Cochran, Graves help dedicate contraband statues

CORINTH – Dozens of people at the Corinth Contraband Camp on Saturday witnessed the dedication of life-size bronze statues at the historic site.
U.S. Sen. Thad Cochran and Mississippi Supreme Court Justice James Graves were highlight speakers for the event, but several others spoke on the significance of the site and occasion.
Former slaves fled plantations and farms to take refuge at the camp, protected by the Union Army, which had established the refugee camps after the signing of the Emancipation Proclamation in late 1862.
The late Mayor Edward S. Bishop “so wanted this story to be told,” said Rosemary Williams, chairwoman of the Siege and Battle of Corinth Commission, which played a key role in developing Corinth’s Civil War sites.

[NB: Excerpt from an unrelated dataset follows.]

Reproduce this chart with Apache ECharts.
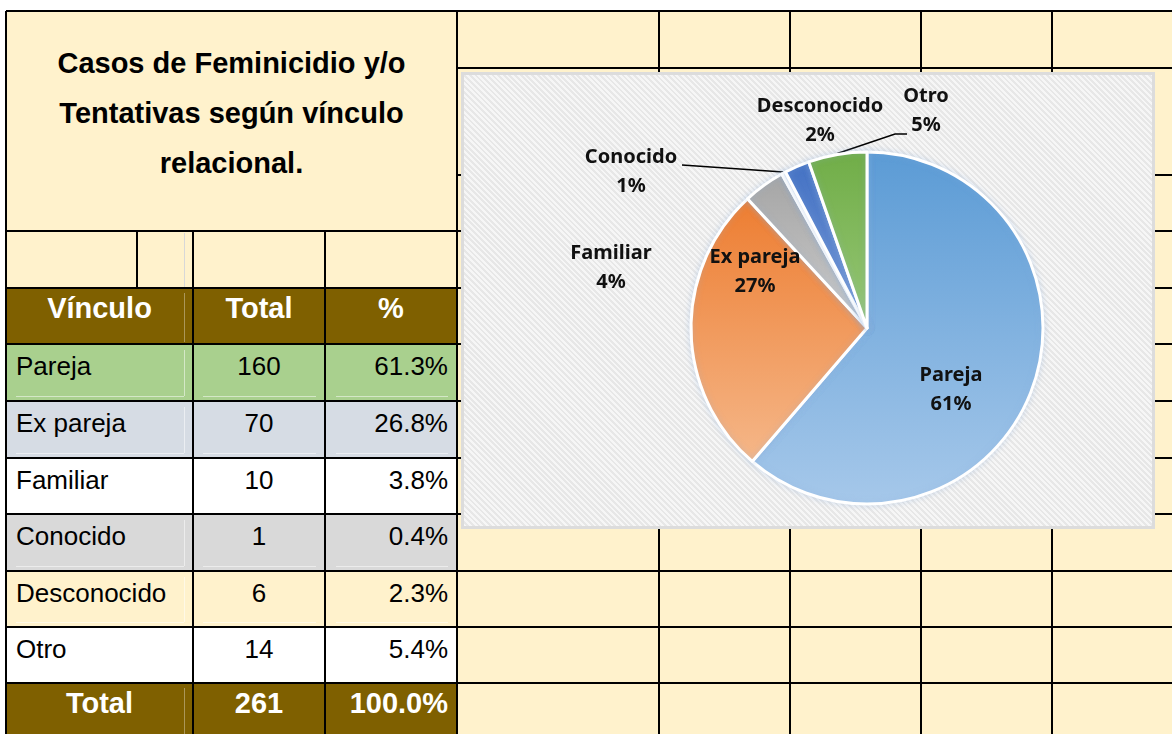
<!DOCTYPE html>
<html>
<head>
<meta charset="utf-8">
<script src="https://cdn.jsdelivr.net/npm/echarts@6/dist/echarts.min.js"></script>
<style>
html,body{margin:0;padding:0;background:#fff;}
#page{position:relative;width:1172px;height:734px;overflow:hidden;font-family:'Liberation Sans',Arial,sans-serif;color:#000;}
.abs{position:absolute;white-space:nowrap;}
#chartBox{position:absolute;left:461px;top:72px;width:694px;height:457px;box-sizing:border-box;border:3px solid #dcdcdc;
  background:repeating-linear-gradient(45deg,#f6f6f6 0px,#f6f6f6 2px,#e7e7e7 2px,#e7e7e7 4px);z-index:5;}
#chart{position:absolute;left:461px;top:72px;width:694px;height:457px;z-index:6;}
</style>
</head>
<body>
<div id="page"><div id="chartBox"></div><div id="chart"></div></div>
<script>
// ---------- DATA ----------
const titleLines = ['Casos de Feminicidio y/o', 'Tentativas según vínculo', 'relacional.'];
const headers = ['Vínculo', 'Total', '%'];
const categories = ['Pareja', 'Ex pareja', 'Familiar', 'Conocido', 'Desconocido', 'Otro'];
const totals = [160, 70, 10, 1, 6, 14];
const percents = ['61.3%', '26.8%', '3.8%', '0.4%', '2.3%', '5.4%'];
const totalRow = ['Total', '261', '100.0%'];

// ---------- LAYOUT / STYLE ----------
const colX = [6, 193, 325, 457];
const bodyRowY = [344, 401, 458, 514, 571, 627, 683];
const rowFills = ['#a9d08e', '#d6dce4', '#ffffff', '#d9d9d9', '#fff2cc', '#ffffff'];
const hLinesFull = [11, 231, 288, 344, 401, 458, 514, 571, 627, 683];
const hLinesRight = [68, 175];
const vLinesFull = [6, 457, 659, 790, 921, 1052];
const vLinesTable = [193, 325];
const sliceColors = [
  ['#5b9bd5', '#a6c8ea'],
  ['#ed7d31', '#f5b789'],
  ['#a5a5a5', '#cccccc'],
  ['#ffffff', '#ffffff'],
  ['#4472c4', '#7598d6'],
  ['#70ad47', '#97c777']
];
const pieCenter = [406, 256];
const pieRadius = 176;
// label block centres (chart px) and leader-line shapes
const labelSpots = [[490, 318], [294, 200], [150, 196], [170, 100], [359, 49], [465, 39]];
const leaders = [null, null, null, {end: [51, -7]}, null, {knee: [-31, 23], end: [-19, 23]}];

const page = document.getElementById('page');
function box(x, y, w, h, css) {
  const d = document.createElement('div');
  d.className = 'abs';
  d.style.left = x + 'px'; d.style.top = y + 'px';
  if (w != null) d.style.width = w + 'px';
  if (h != null) d.style.height = h + 'px';
  Object.assign(d.style, css || {});
  page.insertBefore(d, document.getElementById('chartBox'));
  return d;
}
function txt(str, x, y, w, css) {
  const d = box(x, y, w, null, css);
  d.textContent = str;
  return d;
}

// fills
box(457, 11, 715, 723, {background: '#fff2cc'});
box(6, 11, 451, 220, {background: '#fff2cc'});
box(6, 231, 451, 57, {background: '#fff2cc'});
box(6, 288, 451, 56, {background: '#7f6000'});
for (let i = 0; i < categories.length; i++) {
  box(6, bodyRowY[i], 451, bodyRowY[i + 1] - bodyRowY[i], {background: rowFills[i]});
}
box(6, 683, 451, 51, {background: '#7f6000'});

// faint inner cell borders
const faint = 'rgba(255,255,255,0.5)';
box(184, 233, 1, 55, {background: '#d8d8d8'});
box(184, 293, 1, 49, {background: 'rgba(255,255,255,0.35)'});
box(184, 688, 1, 46, {background: 'rgba(255,255,255,0.35)'});
for (let i = 0; i < categories.length; i++) {
  const t = bodyRowY[i], b = bodyRowY[i + 1];
  box(184, t + 6, 1, b - t - 11, {background: faint});
  [[16, 184], [203, 316], [336, 448]].forEach(s => box(s[0], b - 5, s[1] - s[0], 1, {background: faint}));
}

// black grid lines
hLinesFull.forEach(y => box(6, y - 1, 1166, 2, {background: '#000'}));
hLinesRight.forEach(y => box(457, y - 1, 715, 2, {background: '#000'}));
vLinesFull.forEach(x => box(x - 1, 11, 2, 723, {background: '#000'}));
vLinesTable.forEach(x => box(x - 1, 231, 2, 503, {background: '#000'}));
box(136, 231, 2, 57, {background: '#000'});

// title
txt('', 6, 38, 451, {textAlign: 'center', font: 'bold 29px "Liberation Sans", Arial, sans-serif', lineHeight: '50px', whiteSpace: 'normal'})
  .innerHTML = titleLines.join('<br>');

// header
const hdrCss = {font: 'bold 29px "Liberation Sans", Arial, sans-serif', lineHeight: '29px', color: '#fff', textAlign: 'center'};
headers.forEach((h, i) => txt(h, colX[i], 294, colX[i + 1] - colX[i], hdrCss));

// body
const bodyFont = '26px "Liberation Sans", Arial, sans-serif';
for (let i = 0; i < categories.length; i++) {
  const top = bodyRowY[i] + 9;
  txt(categories[i], 16, top, 170, {font: bodyFont, lineHeight: '26px'});
  txt(String(totals[i]), colX[1], top, colX[2] - colX[1], {font: bodyFont, lineHeight: '26px', textAlign: 'center'});
  txt(percents[i], colX[2], top, 123, {font: bodyFont, lineHeight: '26px', textAlign: 'right'});
}
// total row
txt(totalRow[0], colX[0], 689, colX[1] - colX[0], hdrCss);
txt(totalRow[1], colX[1], 689, colX[2] - colX[1], hdrCss);
txt(totalRow[2], colX[2], 689, 123, Object.assign({}, hdrCss, {textAlign: 'right'}));

// ---------- PIE ----------
const chart = echarts.init(document.getElementById('chart'), null, {renderer: 'canvas'});
function grad(c) {
  return {type: 'linear', x: 0, y: 0, x2: 0, y2: 1, colorStops: [{offset: 0, color: c[0]}, {offset: 1, color: c[1]}]};
}
const sumAll = totals.reduce((a, b) => a + b, 0);
function edgePoint(i) {
  // point on the outer arc at the slice's mid-angle (clockwise from 12 o'clock)
  let before = 0;
  for (let k = 0; k < i; k++) before += totals[k];
  const th = (before + totals[i] / 2) / sumAll * Math.PI * 2;
  const R = pieRadius + 1;
  return [pieCenter[0] + R * Math.sin(th), pieCenter[1] - R * Math.cos(th)];
}
chart.setOption({
  animation: false,
  backgroundColor: 'transparent',
  series: [{
    type: 'pie',
    center: pieCenter,
    radius: pieRadius,
    startAngle: 90,
    clockwise: true,
    percentPrecision: 0,
    avoidLabelOverlap: false,
    emphasis: {disabled: true},
    itemStyle: {borderColor: '#ffffff', borderWidth: 3, shadowBlur: 6, shadowColor: 'rgba(140,175,220,0.35)'},
    label: {
      show: true, position: 'outside', formatter: '{b}\n{d}%',
      fontFamily: '"Noto Sans", sans-serif', fontWeight: 'bold', fontSize: 20, lineHeight: 29,
      color: '#111', align: 'center'
    },
    labelLine: {show: true, length: 10, length2: 10, smooth: false, lineStyle: {color: '#000', width: 1.5}},
    data: categories.map((name, i) => ({
      name: name, value: totals[i],
      itemStyle: {color: grad(sliceColors[i])},
      labelLine: {show: leaders[i] != null}
    })),
    labelLayout: function (p) {
      const s = labelSpots[p.dataIndex];
      const out = {x: s[0], y: s[1], align: 'center', verticalAlign: 'middle'};
      const ld = leaders[p.dataIndex];
      if (ld) {
        const start = edgePoint(p.dataIndex);
        const end = [s[0] + ld.end[0], s[1] + ld.end[1]];
        const knee = ld.knee ? [s[0] + ld.knee[0], s[1] + ld.knee[1]] : [(start[0] + end[0]) / 2, (start[1] + end[1]) / 2];
        out.labelLinePoints = [start, knee, end];
      }
      return out;
    }
  }]
});
</script>
</body>
</html>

Half a dozen life-size statues tell the visual story of a thriving community of as many as 6,000 former slaves who inhabited the camp off North Parkway Street. The Commission was able to acquire 21 acres of the site, which originally included more than 400 acres, Williams said.
“We celebrate the vision of the women and men who lived here, died here and experienced their first taste of freedom here,” Cochran said. “This is a new opportunity to let both school children and adults know the important role Corinth played in these events, and to allow the camp’s dwellers to assume their proper place in American history.”
Bobby and Jackie Capps of Iuka, with their teenage daughter Jessica, were among those who wanted to witness “this awesome thing, to be a part of history,” Jackie Capps said.
The family moved from Phoenix, Ariz., several years ago, and Bobby Capps, who is mission director at Church of the Crossroads, said they believe it’s important to celebrate all parts of the community.
“If it doesn’t include everyone it’s not community,” said Jackie Capps.
Churches, schools and families form the foundation of community in American society, Graves said. From its beginning, the contraband camp established a church, formed a school and was a beacon for families.
“Their vision 140 years ago still should be a model to us of the way our society ought to run,” Graves said. “We must renew and reconfirm a commitment to assure equal justice for all.”
Quoting American poet Archibald McLeish, Graves said, “There are those who will say that the liberation of humanity, the freedom of man and mind is nothing but a dream. They are right. It is the American Dream.”